What to produce
Find, in the records below, the line that contains "What Apache ECharts" and the line that contains "const values = [msh1986, sunm2009, kimm2012];". Copy those two lines and everything between them exactly, but not the pictures.

Task data
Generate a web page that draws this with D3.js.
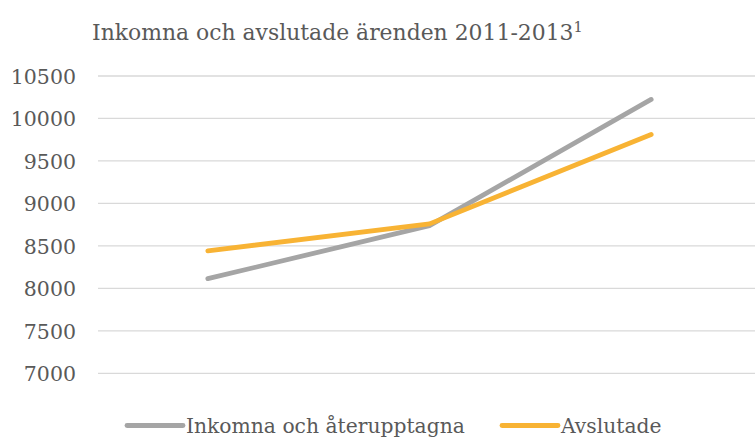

==

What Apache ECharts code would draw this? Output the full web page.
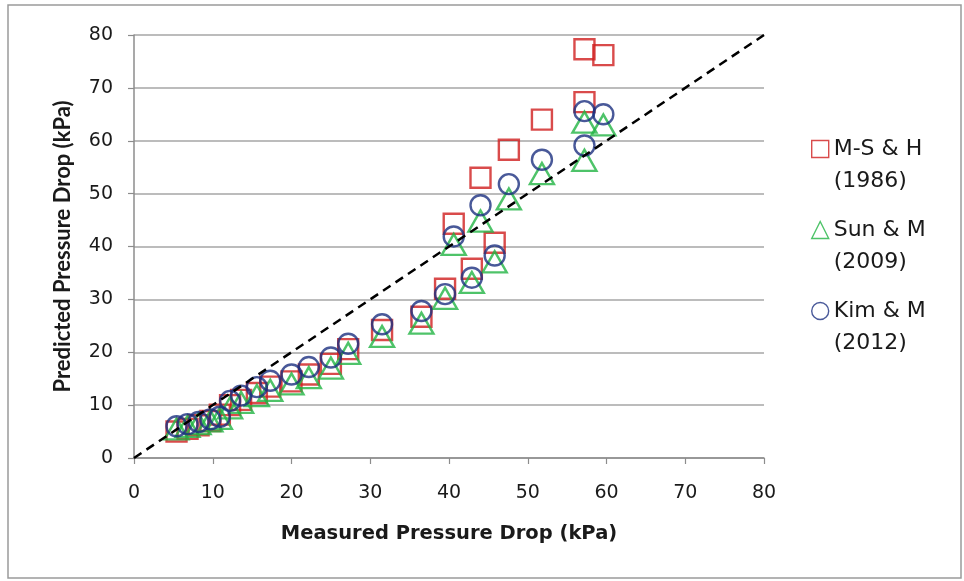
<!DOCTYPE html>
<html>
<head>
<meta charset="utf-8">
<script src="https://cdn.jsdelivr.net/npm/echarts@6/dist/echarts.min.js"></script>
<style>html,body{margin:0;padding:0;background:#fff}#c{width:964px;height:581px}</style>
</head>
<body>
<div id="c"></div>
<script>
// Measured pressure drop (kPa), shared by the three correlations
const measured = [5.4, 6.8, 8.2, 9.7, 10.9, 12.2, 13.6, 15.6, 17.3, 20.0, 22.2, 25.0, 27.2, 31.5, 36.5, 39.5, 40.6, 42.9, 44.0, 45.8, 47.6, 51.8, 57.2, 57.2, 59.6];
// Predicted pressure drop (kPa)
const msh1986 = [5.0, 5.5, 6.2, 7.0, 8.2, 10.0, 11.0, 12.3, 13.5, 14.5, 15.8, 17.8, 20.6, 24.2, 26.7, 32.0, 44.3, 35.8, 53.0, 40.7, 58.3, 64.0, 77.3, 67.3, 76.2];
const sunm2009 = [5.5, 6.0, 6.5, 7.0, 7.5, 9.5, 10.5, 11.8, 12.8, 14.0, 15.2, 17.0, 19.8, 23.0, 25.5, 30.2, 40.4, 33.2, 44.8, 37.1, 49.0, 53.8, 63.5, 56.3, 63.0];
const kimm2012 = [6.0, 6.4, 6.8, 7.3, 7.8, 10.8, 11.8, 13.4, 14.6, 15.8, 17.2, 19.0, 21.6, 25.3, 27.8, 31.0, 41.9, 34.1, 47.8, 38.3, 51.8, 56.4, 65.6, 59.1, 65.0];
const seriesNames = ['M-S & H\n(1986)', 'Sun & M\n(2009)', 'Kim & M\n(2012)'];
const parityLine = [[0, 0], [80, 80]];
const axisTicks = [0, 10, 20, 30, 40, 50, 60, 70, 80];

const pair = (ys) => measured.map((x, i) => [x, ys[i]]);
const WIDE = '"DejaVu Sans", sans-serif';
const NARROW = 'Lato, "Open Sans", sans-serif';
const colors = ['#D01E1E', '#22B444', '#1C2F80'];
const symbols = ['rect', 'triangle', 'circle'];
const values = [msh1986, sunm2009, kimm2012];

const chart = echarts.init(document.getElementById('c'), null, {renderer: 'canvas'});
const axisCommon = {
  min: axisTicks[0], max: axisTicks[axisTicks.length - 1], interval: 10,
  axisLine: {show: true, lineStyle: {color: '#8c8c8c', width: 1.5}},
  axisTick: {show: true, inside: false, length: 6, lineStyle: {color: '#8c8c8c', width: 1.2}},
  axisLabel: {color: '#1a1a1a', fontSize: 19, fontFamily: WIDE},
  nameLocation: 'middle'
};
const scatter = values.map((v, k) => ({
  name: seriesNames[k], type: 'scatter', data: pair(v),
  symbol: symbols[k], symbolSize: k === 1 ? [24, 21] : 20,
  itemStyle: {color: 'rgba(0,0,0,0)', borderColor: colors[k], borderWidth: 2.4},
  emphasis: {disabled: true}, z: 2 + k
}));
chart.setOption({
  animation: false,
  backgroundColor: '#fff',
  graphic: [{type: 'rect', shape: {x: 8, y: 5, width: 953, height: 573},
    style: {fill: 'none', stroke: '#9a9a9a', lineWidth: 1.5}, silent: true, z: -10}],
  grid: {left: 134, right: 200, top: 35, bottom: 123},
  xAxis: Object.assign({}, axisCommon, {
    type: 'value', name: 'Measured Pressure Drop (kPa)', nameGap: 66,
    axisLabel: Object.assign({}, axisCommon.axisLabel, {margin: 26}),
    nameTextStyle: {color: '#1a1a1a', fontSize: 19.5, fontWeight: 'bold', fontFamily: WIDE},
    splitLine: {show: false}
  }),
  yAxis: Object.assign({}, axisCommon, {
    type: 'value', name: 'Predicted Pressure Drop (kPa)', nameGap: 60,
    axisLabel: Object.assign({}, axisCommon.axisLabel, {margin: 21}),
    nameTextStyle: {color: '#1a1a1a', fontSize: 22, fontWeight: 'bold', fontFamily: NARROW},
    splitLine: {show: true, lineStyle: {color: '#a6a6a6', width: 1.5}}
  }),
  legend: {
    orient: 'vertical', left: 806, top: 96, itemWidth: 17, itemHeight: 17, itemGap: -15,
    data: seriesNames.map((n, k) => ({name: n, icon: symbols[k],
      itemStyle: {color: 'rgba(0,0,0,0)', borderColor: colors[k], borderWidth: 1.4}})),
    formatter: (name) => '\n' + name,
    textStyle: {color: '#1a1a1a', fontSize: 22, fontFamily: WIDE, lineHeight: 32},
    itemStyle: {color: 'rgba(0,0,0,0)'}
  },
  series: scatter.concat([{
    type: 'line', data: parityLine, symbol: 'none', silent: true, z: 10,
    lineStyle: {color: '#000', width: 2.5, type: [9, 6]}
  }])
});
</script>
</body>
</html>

--

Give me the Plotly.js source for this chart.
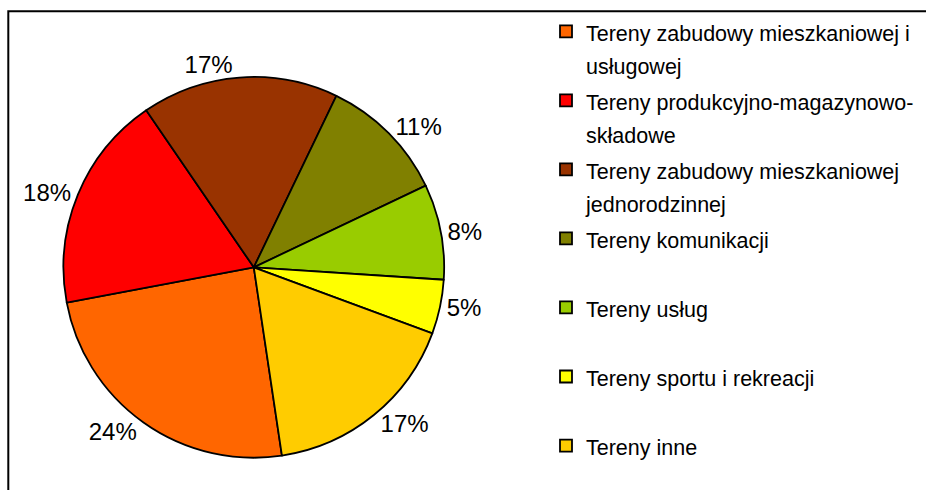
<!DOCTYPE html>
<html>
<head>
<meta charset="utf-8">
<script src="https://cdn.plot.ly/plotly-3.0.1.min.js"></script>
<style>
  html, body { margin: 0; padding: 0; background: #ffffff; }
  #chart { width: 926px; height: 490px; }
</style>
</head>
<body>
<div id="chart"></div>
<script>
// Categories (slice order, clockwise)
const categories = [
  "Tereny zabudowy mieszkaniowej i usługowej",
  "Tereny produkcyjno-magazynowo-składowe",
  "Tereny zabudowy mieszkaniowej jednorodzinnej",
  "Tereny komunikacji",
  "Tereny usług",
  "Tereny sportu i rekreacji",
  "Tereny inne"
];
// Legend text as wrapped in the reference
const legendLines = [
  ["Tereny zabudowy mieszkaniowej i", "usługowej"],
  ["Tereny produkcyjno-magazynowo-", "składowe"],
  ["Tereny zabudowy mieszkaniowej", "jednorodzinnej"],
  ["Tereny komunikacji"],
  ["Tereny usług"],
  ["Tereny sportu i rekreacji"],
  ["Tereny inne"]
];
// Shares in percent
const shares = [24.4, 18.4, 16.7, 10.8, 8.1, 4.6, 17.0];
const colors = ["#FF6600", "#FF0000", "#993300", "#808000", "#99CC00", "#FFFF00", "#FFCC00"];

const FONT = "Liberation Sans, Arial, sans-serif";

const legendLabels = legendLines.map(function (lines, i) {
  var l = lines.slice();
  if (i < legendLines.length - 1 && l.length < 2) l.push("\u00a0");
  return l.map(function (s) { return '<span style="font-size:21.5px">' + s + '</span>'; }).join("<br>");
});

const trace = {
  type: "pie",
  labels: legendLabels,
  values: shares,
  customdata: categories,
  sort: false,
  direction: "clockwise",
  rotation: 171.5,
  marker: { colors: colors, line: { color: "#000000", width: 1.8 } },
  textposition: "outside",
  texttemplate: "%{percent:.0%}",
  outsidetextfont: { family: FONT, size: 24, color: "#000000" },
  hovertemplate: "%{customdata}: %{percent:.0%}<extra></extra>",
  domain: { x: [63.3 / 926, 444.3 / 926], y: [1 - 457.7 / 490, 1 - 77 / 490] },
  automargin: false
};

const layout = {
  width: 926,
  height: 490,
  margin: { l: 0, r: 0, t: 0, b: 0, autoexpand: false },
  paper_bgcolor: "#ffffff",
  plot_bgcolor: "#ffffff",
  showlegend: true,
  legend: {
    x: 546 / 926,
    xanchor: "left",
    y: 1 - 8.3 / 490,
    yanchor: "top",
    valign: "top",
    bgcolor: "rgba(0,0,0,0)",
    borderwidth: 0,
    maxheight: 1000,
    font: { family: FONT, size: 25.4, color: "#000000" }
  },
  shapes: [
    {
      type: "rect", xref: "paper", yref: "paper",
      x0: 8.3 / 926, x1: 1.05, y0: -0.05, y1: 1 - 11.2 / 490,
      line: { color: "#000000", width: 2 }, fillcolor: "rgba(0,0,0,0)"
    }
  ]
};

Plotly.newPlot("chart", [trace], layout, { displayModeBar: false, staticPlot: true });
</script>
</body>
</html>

Task response
What Apache ECharts code would draw this? Output the full web page.
<!DOCTYPE html>
<html>
<head>
<meta charset="utf-8">
<script src="https://cdn.jsdelivr.net/npm/echarts@6/dist/echarts.min.js"></script>
<style>html,body{margin:0;padding:0;background:#fff}#c{width:964px;height:581px}</style>
</head>
<body>
<div id="c"></div>
<script>
// Measured pressure drop (kPa), shared by the three correlations
const measured = [5.4, 6.8, 8.2, 9.7, 10.9, 12.2, 13.6, 15.6, 17.3, 20.0, 22.2, 25.0, 27.2, 31.5, 36.5, 39.5, 40.6, 42.9, 44.0, 45.8, 47.6, 51.8, 57.2, 57.2, 59.6];
// Predicted pressure drop (kPa)
const msh1986 = [5.0, 5.5, 6.2, 7.0, 8.2, 10.0, 11.0, 12.3, 13.5, 14.5, 15.8, 17.8, 20.6, 24.2, 26.7, 32.0, 44.3, 35.8, 53.0, 40.7, 58.3, 64.0, 77.3, 67.3, 76.2];
const sunm2009 = [5.5, 6.0, 6.5, 7.0, 7.5, 9.5, 10.5, 11.8, 12.8, 14.0, 15.2, 17.0, 19.8, 23.0, 25.5, 30.2, 40.4, 33.2, 44.8, 37.1, 49.0, 53.8, 63.5, 56.3, 63.0];
const kimm2012 = [6.0, 6.4, 6.8, 7.3, 7.8, 10.8, 11.8, 13.4, 14.6, 15.8, 17.2, 19.0, 21.6, 25.3, 27.8, 31.0, 41.9, 34.1, 47.8, 38.3, 51.8, 56.4, 65.6, 59.1, 65.0];
const seriesNames = ['M-S & H\n(1986)', 'Sun & M\n(2009)', 'Kim & M\n(2012)'];
const parityLine = [[0, 0], [80, 80]];
const axisTicks = [0, 10, 20, 30, 40, 50, 60, 70, 80];

const pair = (ys) => measured.map((x, i) => [x, ys[i]]);
const WIDE = '"DejaVu Sans", sans-serif';
const NARROW = 'Lato, "Open Sans", sans-serif';
const colors = ['#D01E1E', '#22B444', '#1C2F80'];
const symbols = ['rect', 'triangle', 'circle'];
const values = [msh1986, sunm2009, kimm2012];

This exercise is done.